Graduate of US Law School Arrested in Azerbaijan 

FILE - Central Baku, Azerbaijan

An international student who earned his law degree in the U.S. was arrested and driven away by plainclothesmen after he returned to Azerbaijan, provoking outrage among civil society activists.

Hours after Emin Aslanov was detained in downtown Baku on Monday, he reappeared at the Narimanov district court and was sentenced to 30 days in jail on charges of "disobeying the police," witnesses said.

Civil society activists quickly condemned the Azerbaijani government, saying the arrest was politically motivated.
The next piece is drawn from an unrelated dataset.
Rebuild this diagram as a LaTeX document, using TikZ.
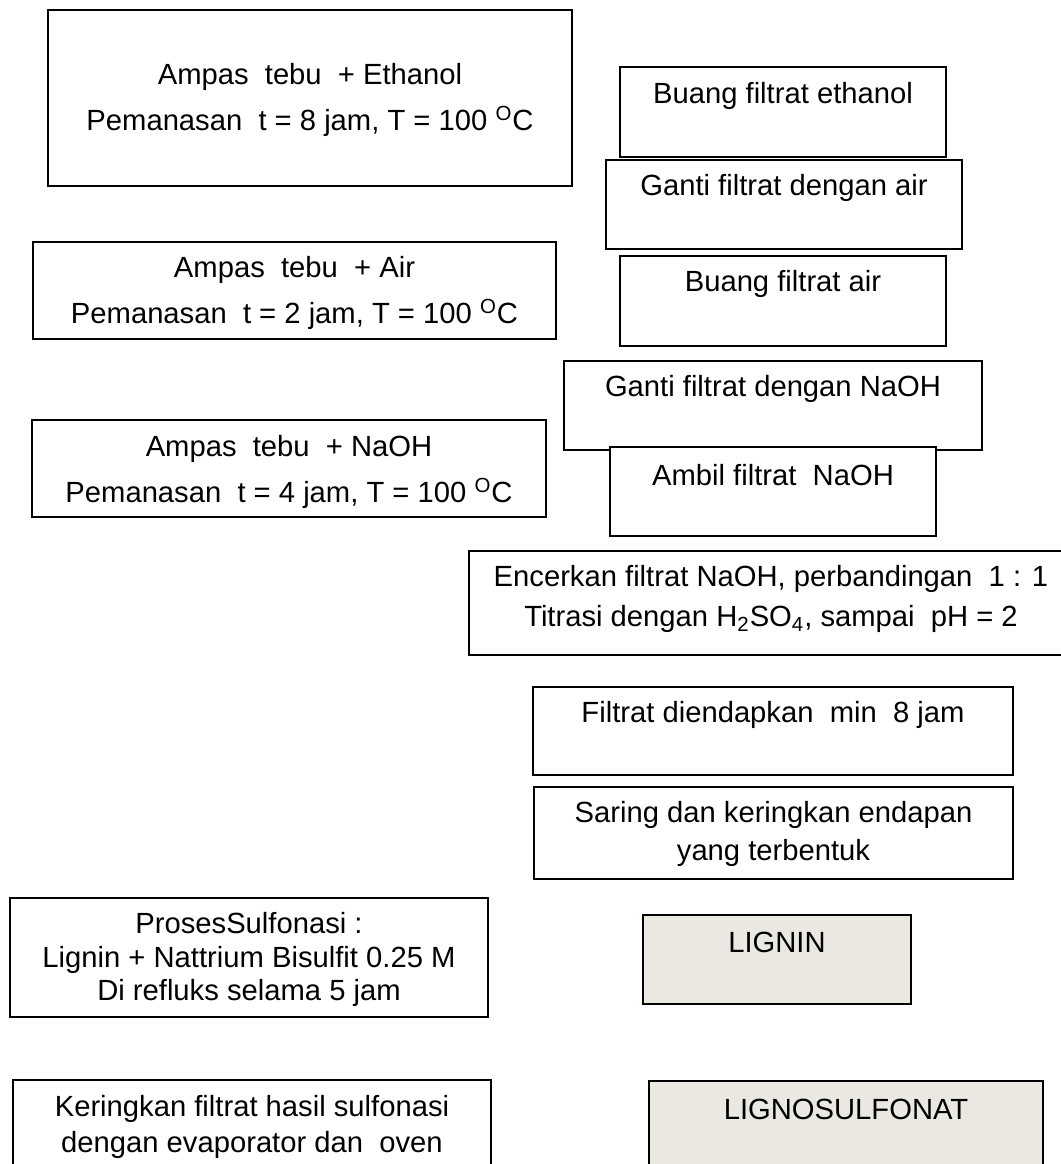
\documentclass[tikz,border=0pt]{standalone}
\usepackage{fontspec}
\setmainfont{Liberation Sans}
\usepackage{xcolor}
\usetikzlibrary{positioning}
\definecolor{hasilfill}{HTML}{EBE8E1}

\begin{document}
\begin{tikzpicture}[x=0.5pt, y=-0.5pt,
    box/.style={draw, rectangle, line width=1pt, fill=white, inner sep=0pt},
    hasil/.style={box, fill=hasilfill},
    txt/.style={inner sep=0pt, align=center, font=\fontsize{14.6}{23}\selectfont}]
    \useasboundingbox (0,0) rectangle (1061,1164);

    \node [box, minimum width=262pt, minimum height=88pt] (ethanol) at (310,98) {};
    \node [txt] (ethanoltxt) at (310,100) {Ampas~~tebu~~+ Ethanol\\Pemanasan~~t = 8 jam, T = 100 \textsuperscript{O}C};

    \node [box, minimum width=163pt, minimum height=45pt] (bethanol) at (783,112) {};
    \node [txt] (bethanoltxt) at (783,96) {Buang filtrat ethanol};

    \node [box, minimum width=178pt, minimum height=44.5pt] (gair) at (784,204.5) {};
    \node [txt] (gairtxt) at (784,188) {Ganti filtrat dengan air};

    \node [box, minimum width=261.5pt, minimum height=48.5pt] (air) at (294.5,290.5) {};
    \node [txt] (airtxt) at (294.5,293) {Ampas~~tebu~~+ Air\\Pemanasan~~t = 2 jam, T = 100 \textsuperscript{O}C};

    \node [box, minimum width=163pt, minimum height=45pt] (bair) at (783,301) {};
    \node [txt] (bairtxt) at (783,284) {Buang filtrat air};

    \node [box, minimum width=209pt, minimum height=44.5pt] (gnaoh) at (773,405.5) {};
    \node [txt] (gnaohtxt) at (773,389) {Ganti filtrat dengan NaOH};

    \node [box, minimum width=163pt, minimum height=44.5pt] (ambil) at (773,491.5) {};
    \node [txt] (ambiltxt) at (773,475) {Ambil filtrat~~NaOH};

    \node [box, minimum width=257pt, minimum height=48.5pt] (naoh) at (289,468.5) {};
    \node [txt] (naohtxt) at (289,472) {Ampas~~tebu~~+ NaOH\\Pemanasan~~t = 4 jam, T = 100 \textsuperscript{O}C};

    \node [box, minimum width=303pt, minimum height=51.75pt] (encer) at (772,602.75) {};
    \node [txt, font=\fontsize{14.6}{20.25}\selectfont] (encertxt) at (771,599) {Encerkan filtrat NaOH, perbandingan~~1 : 1\\Titrasi dengan H\textsubscript{2}SO\textsubscript{4}, sampai~~pH = 2};

    \node [box, minimum width=240pt, minimum height=44.25pt] (endap) at (773,731) {};
    \node [txt] (endaptxt) at (773,715) {Filtrat diendapkan~~min~~8 jam};

    \node [box, minimum width=239.5pt, minimum height=46pt] (saring) at (773.5,833) {};
    \node [txt, font=\fontsize{14.6}{19.25}\selectfont] (saringtxt) at (773.5,834) {Saring dan keringkan endapan\\yang terbentuk};

    \node [box, minimum width=239pt, minimum height=59.5pt] (sulfonasi) at (249,957.5) {};
    \node [txt, font=\fontsize{14.6}{16.75}\selectfont] (sulfonasitxt) at (249,959.5) {ProsesSulfonasi :\\Lignin + Nattrium Bisulfit 0.25 M\\Di refluks selama 5 jam};

    \node [hasil, minimum width=134pt, minimum height=44.5pt] (lignin) at (777,959) {};
    \node [txt] (lignintxt) at (777,942.5) {LIGNIN};

    \node [box, minimum width=239pt, minimum height=55pt] (kering) at (252,1135) {};
    \node [txt, font=\fontsize{14.6}{18}\selectfont] (keringtxt) at (252,1127) {Keringkan filtrat hasil sulfonasi\\dengan evaporator dan~~oven};

    \node [hasil, minimum width=197pt, minimum height=54.5pt] (lignosulfonat) at (846,1135.5) {};
    \node [txt] (lignosulfonattxt) at (846,1109) {LIGNOSULFONAT};
\end{tikzpicture}
\end{document}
In a public appeal, dozens of activists called for Aslanov's immediate release.

"We know Emin Aslanov as a professional lawyer and as one of the most distinguished young persons," activists said in a statement. "We can confidently state that he has not committed any crime."

The Azerbaijani government has not issued any statement on the arrest or responded to the condemnation.

An outspoken defender of human rights in his native country, Aslanov had returned to Azerbaijan four days earlier, after completing his studies at Syracuse University in upstate New York.

'Deeply distressing'

"Emin Aslanov was my first Azerbaijani student and [his arrest] is deeply distressing," Cora True-Frost, one of his professors, told VOA via Skype.

She spoke about the widespread concern among the university faculty and students regarding the arrest of the alumnus in a country frequently criticized for politically motivated arrests.

True-Frost, who said she was a former human rights advocate, advised that "all concerned people try to keep Emin in public scrutiny and be aware of his situation so that there might be pressure put on the Azerbaijani government to provide him with an open trial, due process and the opportunity to have the charges made against him public and the evidence that supports those charges made public."

Aslanov's arrest and reappearance in court echoed the arrest of journalist Afgan Mukhtarli in May 2017. The investigative journalist went missing from Tbilisi, Georgia, and appeared in a detention facility in Baku a day later. He was sentenced to six years in prison on numerous charges, including illegal border-crossing.

According to Amnesty International, Azerbaijani authorities arbitrarily arrest and detain dissidents, independent journalists and bloggers.

The government of Azerbaijan denies holding political prisoners, but Azerbaijani human rights defenders estimate that more than 150 people remain in prison on politically motivated charges.